Lorca fue la puerta para casi todo. Si podía escribirse así, a lo mejor yo querría dedicarme a eso. Con los años fue un lugar al que acudir, un pozo sin fondo, tenía la impresión de que siempre que me acercaba a él descubría cosas nuevas: el flamenco en todo su estremecimiento, los sonidos negros, el duende, el caballista onírico, el surrealismo. Y descubrí también su vida, su encanto, aquello que escribió Jorge Guillén: «En su presencia ni hacía frío ni calor, sólo hacía Federico». Creo que en el invierno de 1976–1977 descubrí en la biblioteca una antología de estudios para Taurus, preparada por un tal Ildefonso–Manuel Gil. Me encerraba a leerla y casi reproducía los artículos uno a uno; aún conservo mis notas, los poemas reproducidos, las interpretaciones, enriquecidas o abortadas con mis propias notas y con horribles dibujos de guardias civiles, mujeres solas, ángeles y arcángeles o el burlador don Pedro a caballo. Me hice asiduo de sus estudiosos: Ángel del Río, Marie Laffranque, Vila–San Juan, Ian Gibson, Mario Hernández, el propio Aleixandre, y descubrí a García Lorca en toda su integridad: excepcional, inspirado constante, mago de la invención, profundo y reflexivo, homosexual y comprometido con los desheredados. Años después, entablé amistad con otro gran lorquiano: Agustín Sánchez Vidal.
Han pasado veinte años. Mi veneración crítica por el poeta sigue indemne, aunque mi libro favorito de él no es ninguno de los citados ya ni siquiera Poeta en Nueva York, que me perturbó durante algún tiempo recién llegado a Zaragoza, si no Diván del Tamarit, un poemario oscuro, atormentado, de dicción secreta y de amores que arrollan y que duelen. De elevada e irreductible poesía.
*Exactamente hoy se cumplen 70 años del asesinato de Federico García Lorca. Si he escrito algunas páginas, se lo debo a él, a García Márquez, a Bécquer y a Manuel Vicent.
4 comentarios
Cide -
Javier -
Luisa -
La primera vez que yo, de forma consciente, me acerqué a Lorca fue también unas de las primeras que me emocioné al interesarme de manera voluntaria por la literatura. Tendría unos doce o trece años y, animada por mi profesora de lengua, me decidí a comprar Doña Rosita o el lenguaje de las flores.

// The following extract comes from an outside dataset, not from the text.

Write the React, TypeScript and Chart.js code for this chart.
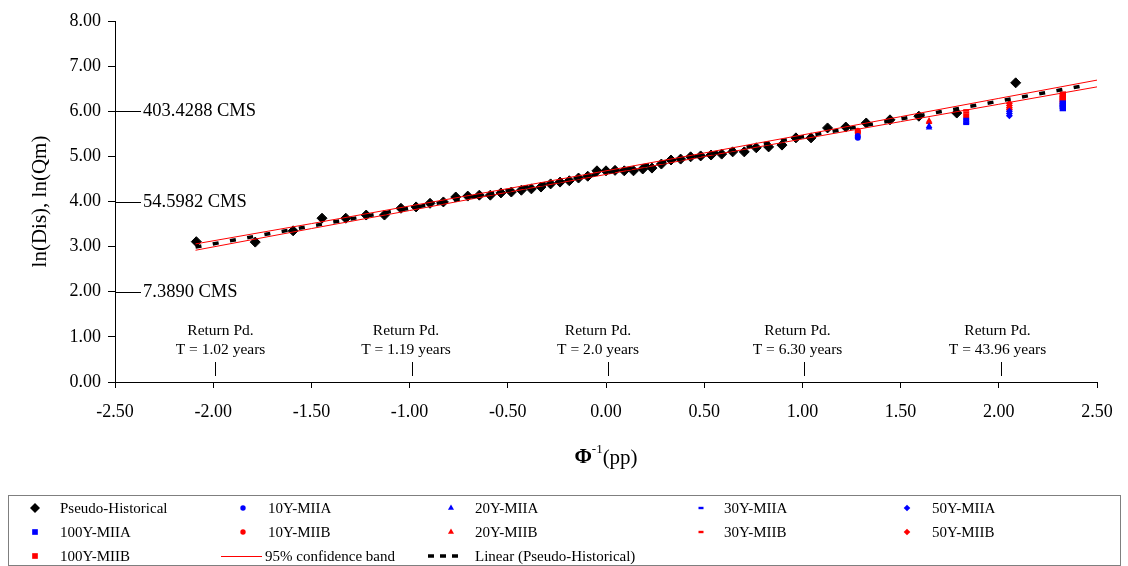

Fue un verdadero viaje, en todos los sentidos. Recuerdo llegar hasta la Librería General, la antigua al principio del Paseo Independencia, y pedir casi con temor y con la incertidumbre de las primeras veces el libro. Otro de mis recuerdos más persistentes son unas apasionadas sesiones de estudio sobre el Romancero Gitano que algunos amigos celebrábamos en un bar de la calle Heroísmo, ésto ya en años universitarios.
Lorca ha sido muchas cosas para muchos de nosotros. Así que gracias, Antón, por esos recuerdos y por compartir ese personal acercamiento al poeta.
Magda -
Hace como cuantro años, un día de mi cumpleaños, tuve la fortuna de que me regalaran "Poeta en Nueva York", una nueva edición. Lo especial de esta edición, por supuesto paralelamente a la obra del poeta, es que trae varios dibujos inéditos de Rafael Alberti. Esta edición, además, es una edición corregida gracias a un manuscrito original de García Lorca aparecido en México. Es maravillosa.
Llegue también mi recuerdo y admiración para él.